Let’s assume 2015 is the year that Taiwan’s government normally friendly to Beijing starts resisting China instead. President Ma Ying-jeou’s Nationalist Party needs some anti-Communist credits for a shot at the presidency next year after disruptive mass protests and surprising local election losses in 2014. As if to kick off that campaign, Taiwan hoisted its flag in Washington on New Year’s Day for the first time in 36 years, a no-no for the United States as it’s an official diplomatic ally of China. China sees staunchly self-ruled Taiwan as part of its turf, not a state, hence its fuming over the flag and fear here in Taipei about a president that gets too close to it.
The flag-raising was a symbolic act to stoke pride in Taiwan. It’s gone along with the diplomatic furor. Now disputes are moving to the riskier skies and seas of East Asia where the two sides have competing interests. Taiwan usually keeps quiet about these issues to get on with China, leaving the open hostilities to Japan, Vietnam and the Philippines. Not this week.

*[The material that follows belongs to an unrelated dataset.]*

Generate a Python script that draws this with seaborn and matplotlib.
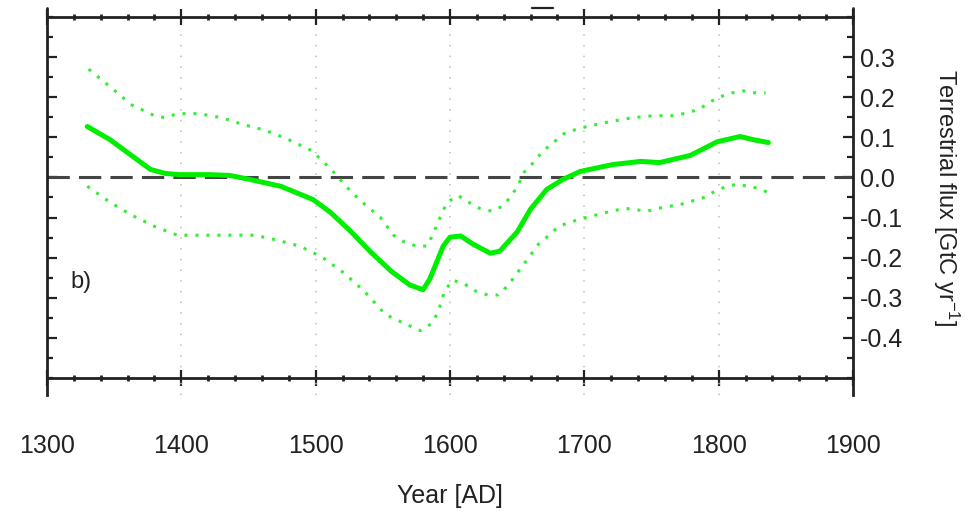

On Monday Nationalist Party legislator and defence committee head Lin Yu-fang called attention to Beijing’s airstrip on Yongshu Reef in the South China Sea. China built it on landfill over about the past year to allow the 700-meter clearance required for takeoff and landing of its relatively powerful Sukhoi Su-27 fighter jets, Lin says in a statement to media. Those aircraft could scare off any peers from Vietnam, another aggressive maritime landfill builder, and defend an eventual air defense identification zone (ADIZ) that neighbors fear China plans to declare for itself over the 3.5 million-square-kilometer sea claimed by five other governments including Taiwan’s. Much of Asia prizes the sea for fish, shipping lanes and possible undersea fossil fuel reserves. It’s also been described as China’s security backyard. “If the Chinese do deploy fighters in the South China Sea, the reaction from other nations in the region is likely to be very negative,” says Bonnie Glaser, senior adviser for Asia at the Center for Strategic and International Studies, a think tank in Washington. So good on Taiwan for pointing it out, the public as well as neighboring countries – all leery of China – are supposed to think. Ma’s government may react later by adding special armed forces to its biggest South China Sea claim, Taiping Island, says Andrew Yang, former defense minister and a professor at National Sun Yat-sen University in Taiwan. Currently the coast guard defends it.